Commercial Lease Calculator
This commercial lease calculator is a handy tool for all tenants renting a commercial space, such as an office or retail space.
With its help, you can easily find out the annual rent you're going to pay, as well as the rental commission received by the real estate agent. This calculator is flexible enough to determine the payment on the most common types of leases, such as the double or triple net lease (NNN lease).
If you're a landlord, keep reading to learn how to calculate the commercial rent, or take a look at the net effective rent calculator!
What is a commercial lease?
Commercial rental properties include most non-residential spaces: offices, retail spaces, hotels, or restaurants. When the owner of such a space wants to rent it out to a business tenant, their agreement is called a commercial lease.
Many landlords are reluctant to rent their properties to commercial tenants because it requires more knowledge – these tenants are usually more educated and bring their lawyers to discuss the details. However, this type of lease has its advantages; commercial tenants are less likely to move away, providing a steady cash flow for many years.
💡 To learn more about leasing in general, go check out our lease calculator.
How to calculate commercial rent?
This commercial lease calculator uses a simple formula to calculate the annual rent:
rent = area × rate
area– Total area of the rented space, usually in m² or ft²;
rate– Total rental rate – rent per m² or ft² determined by your landlord; and
rent– Sum of what you have to pay annually or monthly.
You can also open the
advanced mode to split the total rental rate into two numbers:
- Base rental rate – Rent that covers only the base costs; and
- Operational expenses – includes utilities or maintenance.
If you enjoyed this calculator, you should also check out our what to offer on a house calculator.
How to calculate the rental agent's fee?
Now that you know how to calculate the commercial rent, you can also find out what is the commission that a rental agent gets for helping you strike a deal.
The rental agent's fee is typically calculated as a percentage of the annual rent. For example, your agent might demand 5% of a three-year lease. It means that the landlord has to pay him 5% of the total annual rent every year for the first three years.

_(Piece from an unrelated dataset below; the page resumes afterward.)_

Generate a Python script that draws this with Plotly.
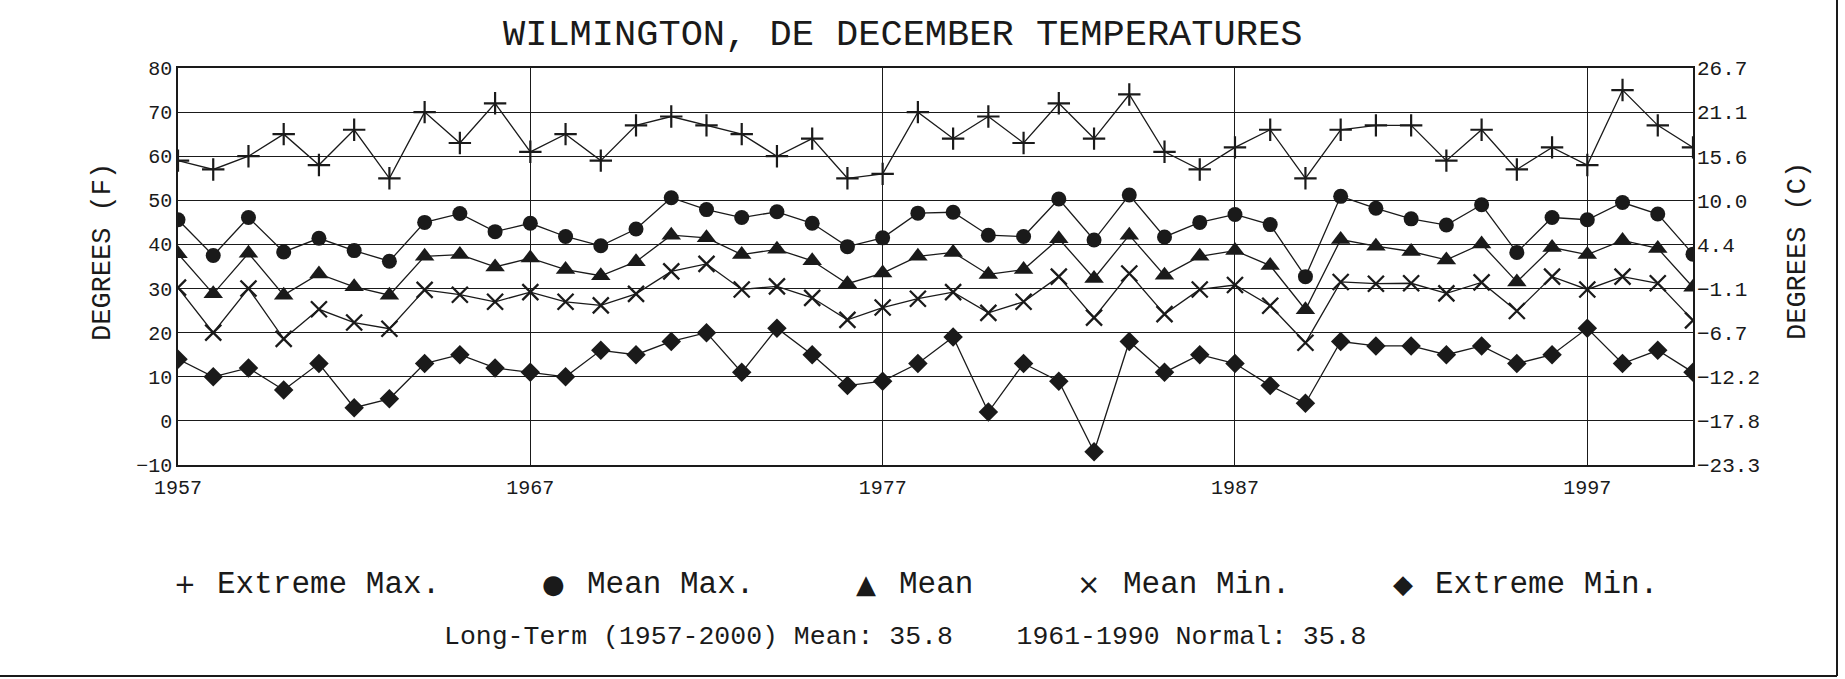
import plotly.graph_objects as go

years = list(range(1957, 2001))

extreme_max = [59, 57, 60, 65, 58, 66, 55, 70, 63, 72,
               61, 65, 59, 67, 69, 67, 65, 60, 64, 55,
               56, 70, 64, 69, 63, 72, 64, 74, 61, 57,
               62, 66, 55, 66, 67, 67, 59, 66, 57, 62,
               58, 75, 67, 62]

mean_max = [45.6, 37.5, 46.1, 38.3, 41.4, 38.6, 36.2, 45.0, 47.0, 42.9,
            44.8, 41.8, 39.7, 43.5, 50.6, 47.9, 46.1, 47.4, 44.8, 39.5,
            41.5, 47.1, 47.3, 42.1, 41.8, 50.3, 41.0, 51.2, 41.7, 45.0,
            46.8, 44.5, 32.7, 50.9, 48.2, 45.8, 44.4, 49.0, 38.2, 46.1,
            45.6, 49.5, 46.9, 37.8]

mean_t = [37.9, 28.8, 38.0, 28.5, 33.3, 30.4, 28.5, 37.3, 37.7, 34.9,
          36.9, 34.3, 32.9, 36.1, 42.1, 41.5, 37.7, 38.9, 36.3, 31.1,
          33.5, 37.3, 38.2, 33.2, 34.3, 41.3, 32.3, 42.1, 33.0, 37.3,
          38.6, 35.2, 25.2, 41.1, 39.6, 38.4, 36.5, 40.1, 31.5, 39.3,
          37.7, 40.9, 39.1, 30.3]

mean_min = [30.2, 20.0, 30.0, 18.6, 25.3, 22.3, 20.9, 29.7, 28.6, 27.0,
            29.2, 27.0, 26.2, 28.8, 33.9, 35.6, 29.8, 30.5, 27.9, 22.9,
            25.7, 27.7, 29.2, 24.5, 27.0, 32.7, 23.4, 33.4, 24.2, 29.8,
            30.8, 26.1, 17.7, 31.5, 31.1, 31.2, 28.9, 31.4, 24.9, 32.7,
            29.8, 32.7, 31.2, 22.8]

extreme_min = [14, 10, 12, 7, 13, 3, 5, 13, 15, 12,
               11, 10, 16, 15, 18, 20, 11, 21, 15, 8,
               9, 13, 19, 2, 13, 9, -7, 18, 11, 15,
               13, 8, 4, 18, 17, 17, 15, 17, 13, 15,
               21, 13, 16, 11]

x_ticks = [1957, 1967, 1977, 1987, 1997]
f_ticks = [-10, 0, 10, 20, 30, 40, 50, 60, 70, 80]

series_names = ["Extreme Max.", "Mean Max.", "Mean", "Mean Min.", "Extreme Min."]
legend_glyphs = ["+", "\u25CF", "\u25B2", "\u00D7", "\u25C6"]
footer_text = "Long-Term (1957-2000) Mean: 35.8    1961-1990 Normal: 35.8"
title_text = "WILMINGTON, DE DECEMBER TEMPERATURES"
y_title_left = "DEGREES (F)"
y_title_right = "DEGREES (C)"

FONT = "Liberation Mono, Courier New, monospace"
INK = "#1a1a1a"

# page body margin is removed (post_script below), so figure pixels == window pixels
W, H = 1845, 679
L, T = 178, 68
R = W - 1693
B = H - 465
PW, PH = W - L - R, H - T - B


def px_x(page_x):
    return (page_x - L) / PW


def px_y(page_y):
    return (H - B - page_y) / PH


fig = go.Figure()

styles = [
    dict(symbol="cross-thin", size=16, line=dict(width=2.2, color=INK)),
    dict(symbol="circle", size=15, color=INK),
    dict(symbol="triangle-up", size=17, color=INK),
    dict(symbol="x-thin", size=16, line=dict(width=2.3, color=INK)),
    dict(symbol="diamond", size=15, color=INK),
]
data = [extreme_max, mean_max, mean_t, mean_min, extreme_min]

for name, vals, st in zip(series_names, data, styles):
    marker = dict(st)
    marker.setdefault("color", INK)
    fig.add_trace(go.Scatter(
        x=years, y=vals, name=name, mode="lines+markers",
        line=dict(color=INK, width=1.3),
        marker=marker, cliponaxis=True, showlegend=False,
    ))

c_ticks = [(f - 32) * 5 / 9 for f in f_ticks]
c_text = [f"{c:.1f}".replace("-", "\u2212") for c in c_ticks]

axis_common = dict(
    showline=True, linecolor=INK, linewidth=1.5,
    showgrid=True, gridcolor=INK, gridwidth=1.2,
    zeroline=False, ticks="",
)

fig.update_layout(
    width=W, height=H,
    paper_bgcolor="white", plot_bgcolor="white",
    margin=dict(l=L, r=R, t=T, b=B, pad=0, autoexpand=False),
    font=dict(family=FONT, color=INK),
    xaxis=dict(range=[1957, 2000], tickvals=x_ticks, mirror=True,
               ticklabelstandoff=3, tickfont=dict(family=FONT, size=20, color=INK),
               **axis_common),
    yaxis=dict(range=[-10, 80], tickvals=f_ticks, mirror=True,
               tickfont=dict(family=FONT, size=20, color=INK), **axis_common),
    yaxis2=dict(range=[(-10 - 32) * 5 / 9, (80 - 32) * 5 / 9], overlaying="y", side="right",
                tickvals=c_ticks, ticktext=c_text, showgrid=False, showline=False,
                zeroline=False, ticks="", ticklabelstandoff=3,
                tickfont=dict(family=FONT, size=21, color=INK)),
)

# invisible trace so the Celsius axis is drawn
fig.add_trace(go.Scatter(x=[years[0]], y=[c_ticks[0]], yaxis="y2", mode="markers",
                         marker=dict(opacity=0), hoverinfo="skip", showlegend=False))

annotations = [
    dict(text=title_text, x=px_x(902), y=px_y(35), xref="paper", yref="paper",
         xanchor="center", yanchor="middle", showarrow=False,
         font=dict(family=FONT, size=37, color=INK)),
    dict(text=footer_text, x=px_x(905), y=px_y(637), xref="paper", yref="paper",
         xanchor="center", yanchor="middle", showarrow=False,
         font=dict(family=FONT, size=26.5, color=INK)),
    dict(text=y_title_left, x=px_x(103), y=px_y(252), xref="paper", yref="paper",
         xanchor="center", yanchor="middle", showarrow=False, textangle=-90,
         font=dict(family=FONT, size=27, color=INK)),
    dict(text=y_title_right, x=px_x(1798), y=px_y(251), xref="paper", yref="paper",
         xanchor="center", yanchor="middle", showarrow=False, textangle=-90,
         font=dict(family=FONT, size=27, color=INK)),
]

glyph_x = [185, 553, 866, 1088, 1403]
text_x = [215, 585, 897, 1121, 1433]
glyph_sizes = [26, 26, 26, 28, 26]
for g, gx, tx, nm, gs in zip(legend_glyphs, glyph_x, text_x, series_names, glyph_sizes):
    annotations.append(dict(text=g, x=px_x(gx), y=px_y(584), xref="paper", yref="paper",
                            xanchor="center", yanchor="middle", showarrow=False,
                            font=dict(family="DejaVu Sans", size=gs, color=INK)))
    annotations.append(dict(text=nm, x=px_x(tx), y=px_y(584), xref="paper", yref="paper",
                            xanchor="left", yanchor="middle", showarrow=False,
                            font=dict(family=FONT, size=31, color=INK)))

fig.update_layout(annotations=annotations)

# outer frame: right and bottom edges of the picture border
fig.add_shape(type="line", xref="paper", yref="paper",
              x0=px_x(1837), x1=px_x(1837), y0=px_y(676), y1=px_y(0),
              line=dict(color=INK, width=2))
fig.add_shape(type="line", xref="paper", yref="paper",
              x0=px_x(0), x1=px_x(1837), y0=px_y(676), y1=px_y(676),
              line=dict(color=INK, width=2))

fig.write_html(
    "out.html",
    config={"displayModeBar": False},
    post_script="document.body.style.margin='0px';document.body.style.overflow='hidden';",
)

Our commercial lease calculator uses the following equation for the fee:
fee = percentage × duration × rent
fee– Rental agent's fee;
percentage– Percentage of the annual rent that you have to pay; and
duration– Time of the lease.
This fee is typically covered by the landlord. There are different ways to pay this fee – for example, it can be agreed that the landlord pays 50% on the day of move-in and 50% on the day of move-out.
Single, double, and triple net leases
There are three main categories of commercial leases. In each type of lease, the risk is divided differently between the landlord and the tenant.
In a single net lease, the landlord takes over most of the risks. The tenant pays the rent and property taxes, but the landlord's insurance premiums, repairs, and maintenance are the landlord's responsibility. The rent tends to be higher than the other lease types to accommodate that risk.
A double net lease transfers the risk of property taxes and insurance premiums to the tenant. The landlord still has to cover repairs and maintenance.
In a triple net lease, also known as the NNN lease, most risks are transferred to the tenant. Property taxes, insurance premiums, as well as all repairs and maintenance are not covered by the landlord. Because of that, the rent is usually much lower, but the tenants have to deal with unexpected expenses, such as repairing a leaking roof. While tenants are reluctant towards this kind of agreement, it makes a landlord's life much easier, as tenants damaging their property are not a problem anymore.
You can use this tool as a triple net lease calculator. To do that, open the
advanced mode of the commercial lease calculator. Enter separately the base rental rate (determined by your landlord) and additional operational expenses that you have to cover over a year.